かかりつけ医としての役割
こんにちは、ホームケアクリニック麻生の井尻学見です。
先日、市民シンポジウムに参加し、「かかりつけ医」としての当院の役割について改めて考えさせられたので、お話します。
市民シンポジウムに参加した際の記事はこちら
浮き彫りになる「かかりつけ医」問題
市民シンポジウムでおこなった相談会で最も印象に残った質問は、「かかりつけ医」についてでした。体調不良があった時に誰に相談したら良いのかわからない、いろいろな病院にかかっているけど、まとめて話を聞くことはできないのだろうか、などです。
昔はかかりつけの先生が身近でした。しかし、今は、医療機関がたくさんあり、それぞれ専門に分かれています。不調に合わせて複数の医療機関を受診していた人も年齢が上がるにつれて、多くの病院への通院が大変になってきます。また、時には、診療科によって矛盾したことを言われることもあり、トータルで見るとどうしたら良いのか、わからなくなる方も多いようです。
その人にとって適切な医療を選択するためには、現在のご本人の診察だけではなく、過去の病歴や検査結果なども重要になってきます。そのため、他の先生の診察を受けたい場合は紹介状(お手紙)が必要なのです。医療は時間の連続的な流れの中にあり、現在の一時的な症状だけでは適切な医療判断が難しいのです。
在宅医療は究極のかかりつけ医
訪問診療を受けている患者さんにとっては、訪問診療が唯一の医療です。そのため、患者さんにどのような不具合が起こっても、治療をどうコーディネートしていくかは、訪問診療医に託されています。それは、訪問診療医、かかりつけ医としての魅力のひとつでもあります。
訪問診療を受けている患者さんは、基本的に通院が困難な方です。
そのため、医師自身の専門の診療科だけではなく、幅広い医療知識や見解、経験に基づき、トータル的に患者さんをみて、適切な医療を提供していくことが大切です。
また、専門の病院に複数受診すると、どうしても薬がどんどん増えていくことがあります。それぞれの症状に対して、専門の先生が処方していますが、実は減らせることがあるのです。「かかりつけ医」として、一人の医師が患者さんを総合的に見ると、薬の調整も可能になります。

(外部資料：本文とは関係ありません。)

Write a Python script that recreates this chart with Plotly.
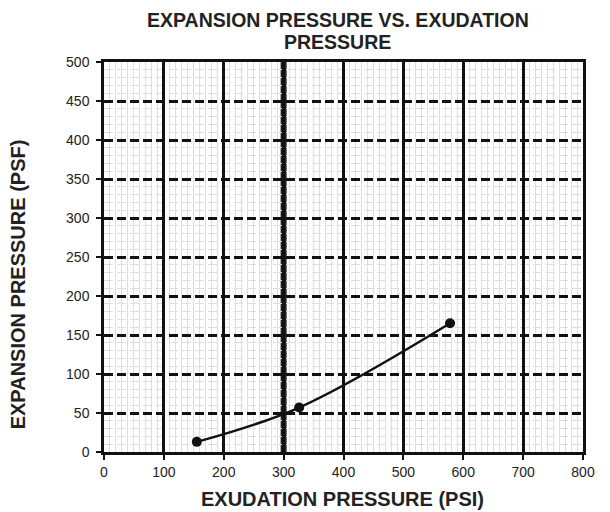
import plotly.graph_objects as go

exudation_psi = [155, 326, 578]
expansion_psf = [13, 57, 165]
x_ticks = [0, 100, 200, 300, 400, 500, 600, 700, 800]
y_ticks = [0, 50, 100, 150, 200, 250, 300, 350, 400, 450, 500]
marker_x = 300

fig = go.Figure()
fig.add_trace(go.Scatter(
    x=exudation_psi, y=expansion_psf, mode="lines+markers",
    line=dict(color="#111111", width=2.5, shape="spline"),
    marker=dict(color="#111111", size=10), showlegend=False))

fig.add_shape(type="line", x0=marker_x, x1=marker_x, y0=0, y1=500,
              xref="x", yref="y", line=dict(color="#222222", width=6), layer="below")

font_family = "Liberation Sans, Arial, sans-serif"
txt = "#222222"
fig.update_layout(
    width=602, height=504,
    margin=dict(l=96, r=27, t=54, b=60),
    paper_bgcolor="white", plot_bgcolor="white",
    font=dict(family=font_family, color=txt),
    annotations=[
        dict(text="<b>EXPANSION PRESSURE VS. EXUDATION</b>", xref="paper", yref="paper",
             x=0.4885, y=1.108, xanchor="center", yanchor="middle", showarrow=False,
             font=dict(size=19.5, color=txt)),
        dict(text="<b>PRESSURE</b>", xref="paper", yref="paper",
             x=0.4885, y=1.052, xanchor="center", yanchor="middle", showarrow=False,
             font=dict(size=19.5, color=txt)),
        dict(text="<b>EXPANSION PRESSURE (PSF)</b>", xref="paper", yref="paper",
             x=-0.1795, y=0.43, xanchor="center", yanchor="middle", showarrow=False,
             textangle=-90, font=dict(size=20, color=txt)),
        dict(text="<b>EXUDATION PRESSURE (PSI)</b>", xref="paper", yref="paper",
             x=0.497, y=-0.1205, xanchor="center", yanchor="middle", showarrow=False,
             font=dict(size=20, color=txt)),
    ],
)
fig.update_xaxes(
    range=[0, 800], tickvals=x_ticks, ticktext=[str(v) for v in x_ticks],
    showgrid=True, gridcolor="#111111", gridwidth=2.5,
    minor=dict(dtick=10, showgrid=True, gridcolor="#dedede", gridwidth=1),
    showline=True, linecolor="#111111", linewidth=2.5, mirror=True,
    ticks="outside", ticklen=5, tickcolor="#111111", tickwidth=2,
    zeroline=False, tickfont=dict(size=14, color=txt),
)
fig.update_yaxes(
    range=[0, 500], tickvals=y_ticks, ticktext=[str(v) for v in y_ticks],
    showgrid=True, gridcolor="#111111", gridwidth=2.5, griddash="9px,4px",
    minor=dict(dtick=10, showgrid=True, gridcolor="#dedede", gridwidth=1),
    showline=True, linecolor="#111111", linewidth=2.5, mirror=True,
    ticks="outside", ticklen=5, tickcolor="#111111", tickwidth=2,
    zeroline=False, tickfont=dict(size=14, color=txt), ticklabelstandoff=4,
)
fig.write_html("out.html")
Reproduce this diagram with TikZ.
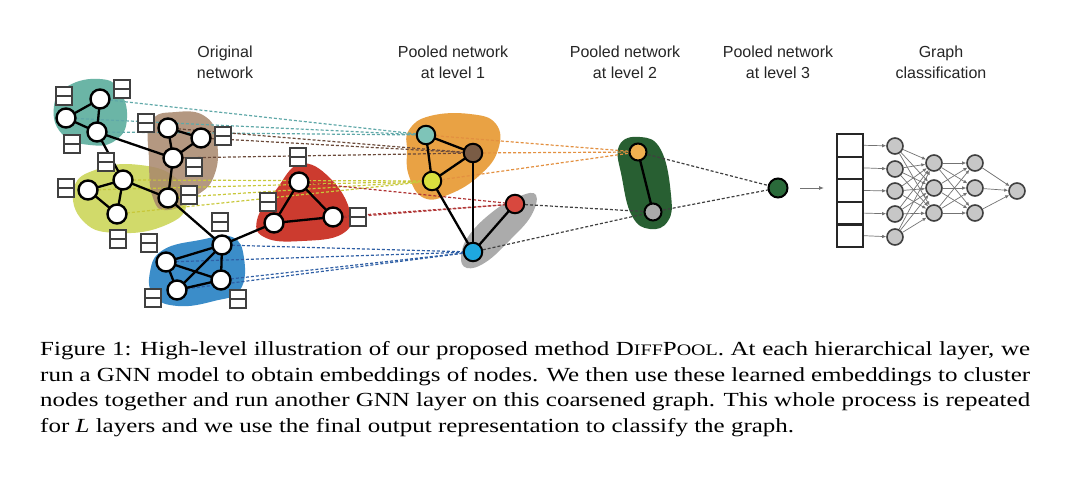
\documentclass[tikz,border=0pt]{standalone}
\usepackage{fontspec}
\setmainfont{Liberation Serif}
\newfontfamily\capfont[FakeStretch=1.25]{Liberation Serif}
\newfontfamily\labelfont{Liberation Sans}
\usetikzlibrary{arrows.meta}
\pgfdeclarelayer{bg}
\pgfdeclarelayer{mid}
\pgfsetlayers{bg,mid,main}
\definecolor{cteal}{HTML}{6BB5A6}
\definecolor{cbrown}{HTML}{A8876C}
\definecolor{cyellow}{HTML}{CDD65A}
\definecolor{cblue}{HTML}{3B8DC9}
\definecolor{cred}{HTML}{CC3B2F}
\definecolor{corange}{HTML}{E9A244}
\definecolor{cgray}{HTML}{ABABAB}
\definecolor{cgreen}{HTML}{285F32}
\definecolor{dteal}{HTML}{5FA8A8}
\definecolor{dbrown}{HTML}{6B4A3A}
\definecolor{dyellow}{HTML}{C8C83A}
\definecolor{dred}{HTML}{B03535}
\definecolor{dblue}{HTML}{2F5FA5}
\definecolor{dorange}{HTML}{E39040}
\definecolor{ddark}{HTML}{404040}
\definecolor{nteal}{HTML}{7EC4B8}
\definecolor{nbrown}{HTML}{7A5C45}
\definecolor{nyellow}{HTML}{D9E03E}
\definecolor{nred}{HTML}{D8483E}
\definecolor{nblue}{HTML}{1EA8E0}
\definecolor{norange}{HTML}{F0B050}
\definecolor{ngray}{HTML}{AAAAAA}
\definecolor{ngreen}{HTML}{2A6A3A}
\begin{document}
\begin{tikzpicture}[x=1pt,y=-1pt,
  gn/.style={circle,draw=black,line width=2.4pt,fill=white,minimum size=19pt,inner sep=0pt},
  pn/.style={circle,draw=black,line width=2pt,minimum size=18.5pt,inner sep=0pt},
  edge/.style={line width=2.3pt,black},
  fb/.style={draw=black!75,line width=1.6pt,fill=white,minimum width=16pt,minimum height=18.5pt,inner sep=0pt,
    path picture={\draw[black!75,line width=1.6pt] (path picture bounding box.west) -- (path picture bounding box.east);}},
  dl/.style={dashed,dash pattern=on 3pt off 2pt,line width=1.2pt},
  neur/.style={circle,draw=black!75,line width=1.6pt,fill=black!22,minimum size=16pt,inner sep=0pt},
  cell/.style={draw=black!85,line width=2.2pt,minimum width=26pt,minimum height=22.6pt,inner sep=0pt},
  nnarr/.style={black!55,line width=0.7pt,-{Latex[length=4pt,width=3.5pt]}},
  lab/.style={align=center,font=\labelfont\fontsize{16}{21}\selectfont,text=black!85}
]
\useasboundingbox (0,0) rectangle (1080,482);
\begin{pgfonlayer}{bg}
\fill[white] (0,0) rectangle (1080,482);
\end{pgfonlayer}

% ---------- labels
\node[lab] (l0) at (225,62) {Original\\network};
\node[lab] (l1) at (453,62) {Pooled network\\at level 1};
\node[lab] (l2) at (625,62) {Pooled network\\at level 2};
\node[lab] (l3) at (778,62) {Pooled network\\at level 3};
\node[lab] (l4) at (941,62) {Graph\\classification};

% ---------- original network nodes
\node[gn] (A1) at (100,99) {};
\node[gn] (A2) at (66,118) {};
\node[gn] (A3) at (97,132) {};
\node[gn] (B1) at (168,128) {};
\node[gn] (B2) at (201,138) {};
\node[gn] (B3) at (173,158) {};
\node[gn] (Y1) at (123,180) {};
\node[gn] (Y2) at (88,190) {};
\node[gn] (Y3) at (117,214) {};
\node[gn] (Y4) at (168,198) {};
\node[gn] (L1) at (222,245) {};
\node[gn] (L2) at (166,262) {};
\node[gn] (L3) at (221,280) {};
\node[gn] (L4) at (177,290) {};
\node[gn] (R1) at (299,182) {};
\node[gn] (R2) at (274,223) {};
\node[gn] (R3) at (333,217) {};

% ---------- feature boxes
\foreach \n/\x/\y in {f1/64/96, f2/122/89, f3/146/123, f4/72/144, f5/106/162, f6/223/136,
  f7/194/167, f8/66/188, f9/189/195, f10/118/239, f11/149/243, f12/220/222, f13/153/298,
  f14/238/299, f15/298/157, f16/268/202, f17/358/217}
  \node[fb] (\n) at (\x,\y) {};

% ---------- level 1
\node[pn,fill=nteal] (P1) at (426,135) {};
\node[pn,fill=nbrown] (P2) at (473,153) {};
\node[pn,fill=nyellow] (P3) at (432,181) {};
\node[pn,fill=nred] (P4) at (515,204) {};
\node[pn,fill=nblue] (P5) at (473,252) {};
% ---------- level 2
\node[pn,fill=norange,minimum size=17pt] (Q1) at (638,152) {};
\node[pn,fill=ngray,minimum size=17pt] (Q2) at (653,212) {};
% ---------- level 3
\node[pn,fill=ngreen,minimum size=19pt] (T) at (778,188) {};

% ---------- classifier
\foreach \i in {1,...,5}
  \node[cell] (c\i) at (850,{134+22.6*(\i-0.5)}) {};
\node[neur] (n1) at (895,146) {};
\node[neur] (n2) at (895,169) {};
\node[neur] (n3) at (895,191) {};
\node[neur] (n4) at (895,214) {};
\node[neur] (n5) at (895,237) {};
\node[neur] (m1) at (934,163) {};
\node[neur] (m2) at (934,188) {};
\node[neur] (m3) at (934,213) {};
\node[neur] (k1) at (975,163) {};
\node[neur] (k2) at (975,188) {};
\node[neur] (k3) at (975,213) {};
\node[neur] (o) at (1017,191) {};
\foreach \i in {1,...,5} \draw[nnarr] (c\i.east) -- (n\i);
\foreach \i in {1,...,5} \foreach \j in {1,2,3} \draw[nnarr] (n\i) -- (m\j);
\foreach \i in {1,2,3} \foreach \j in {1,2,3} \draw[nnarr] (m\i) -- (k\j);
\foreach \i in {1,2,3} \draw[nnarr] (k\i) -- (o);
\coordinate (arS) at (800,188);
\coordinate (arE) at (824,188);
\draw[black!55,line width=1pt,-{Latex[length=5pt,width=4pt,fill=black]}] (arS) -- (arE);

% ---------- blobs (background)
\begin{pgfonlayer}{bg}
\fill[cteal] plot[smooth cycle,tension=0.8] coordinates {(54,106) (68,86) (100,79) (119,90) (127,118) (116,140) (90,145) (62,134)};
\fill[cyellow,opacity=0.9] plot[smooth cycle,tension=0.8] coordinates {(74,188) (98,169) (140,165) (176,178) (187,204) (166,225) (120,233) (84,222)};
\fill[cbrown,opacity=0.85] plot[smooth cycle,tension=0.8] coordinates {(151,122) (176,112) (206,117) (217,142) (214,176) (196,196) (168,210) (153,198) (149,160)};
\fill[cblue] plot[smooth cycle,tension=0.75] coordinates {(150,272) (163,250) (200,240) (232,237) (244,258) (240,290) (214,301) (178,306) (154,296)};
\fill[cred] plot[smooth cycle,tension=0.75] coordinates {(300,164) (330,178) (350,212) (342,234) (302,241) (266,238) (257,220) (276,190)};
\fill[corange] plot[smooth cycle,tension=0.75] coordinates {(409,130) (430,116) (470,114) (496,124) (498,150) (480,175) (450,194) (424,198) (409,176) (407,150)};
\fill[cgray] plot[smooth cycle,tension=0.7] coordinates {(461,256) (470,234) (495,210) (520,196) (536,195) (531,216) (510,240) (486,262) (467,268)};
\fill[cgreen] plot[smooth cycle,tension=0.75] coordinates {(619,146) (640,137) (661,150) (671,195) (668,221) (650,229) (632,216) (622,178)};
\end{pgfonlayer}

% ---------- dashed assignment lines and edges
\begin{pgfonlayer}{mid}
\foreach \s in {A1,A2,A3} \draw[dl,dteal] (\s.center) -- (P1.center);
\foreach \s in {B1,B2,B3} \draw[dl,dbrown] (\s.center) -- (P2.center);
\foreach \s in {Y1,Y2,Y3,Y4} \draw[dl,dyellow] (\s.center) -- (P3.center);
\foreach \s in {R1,R2,R3} \draw[dl,dred] (\s.center) -- (P4.center);
\foreach \s in {L1,L2,L3,L4} \draw[dl,dblue] (\s.center) -- (P5.center);
\foreach \s in {P1,P2,P3} \draw[dl,dorange] (\s.center) -- (Q1.center);
\foreach \s in {P4,P5} \draw[dl,ddark] (\s.center) -- (Q2.center);
\foreach \s in {Q1,Q2} \draw[dl,ddark] (\s.center) -- (T.center);
\foreach \a/\b in {A1/A2,A2/A3,A1/A3,A3/B3,A3/Y1,B1/B2,B1/B3,B2/B3,B3/Y4,
  Y1/Y2,Y1/Y3,Y2/Y3,Y1/Y4,Y4/L1,L1/L2,L1/L3,L1/L4,L2/L3,L2/L4,L3/L4,L1/R2,
  R1/R2,R1/R3,R2/R3,P1/P2,P1/P3,P2/P3,P3/P5,P2/P5,P4/P5,Q1/Q2}
  \draw[edge] (\a.center) -- (\b.center);
\end{pgfonlayer}

% ---------- caption
\begin{scope}[every node/.style={anchor=base west,inner sep=0pt,font=\capfont\fontsize{20}{25}\selectfont}]
\node (cap1) at (40,355.5) {\makebox[990pt][s]{Figure 1: High-level illustration of our proposed method D{\fontsize{16}{18}\selectfont IFF}P{\fontsize{16}{18}\selectfont OOL}. At each hierarchical layer, we}};
\node (cap2) at (40,381) {\makebox[990pt][s]{run a GNN model to obtain embeddings of nodes. We then use these learned embeddings to cluster}};
\node (cap3) at (40,406.5) {\makebox[990pt][s]{nodes together and run another GNN layer on this coarsened graph. This whole process is repeated}};
\node (cap4) at (40,432) {for \textit{L} layers and we use the final output representation to classify the graph.};
\end{scope}
\end{tikzpicture}
\end{document}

しかし、時には専門の先生に治療をお願いしないといけないことも生じます。
「ここまでは内科医として治療でき、ここからは専門医にお願いする」その線引きや判断も重要になるのです。
以前、足の血管がつまりかけていた患者さんをある病院へ搬送したことがありました。その際、先方の先生から「ちょうどいいタイミングで治療できました」と言われたことがあります。この判断は患者さんが適切な治療を受けるために、早すぎても遅すぎても良くないのです。
当院も「適切なかかりつけ医」としていられるよう、日々精進していきたいと思います。
ホームケアクリニック麻生の井尻学見でした。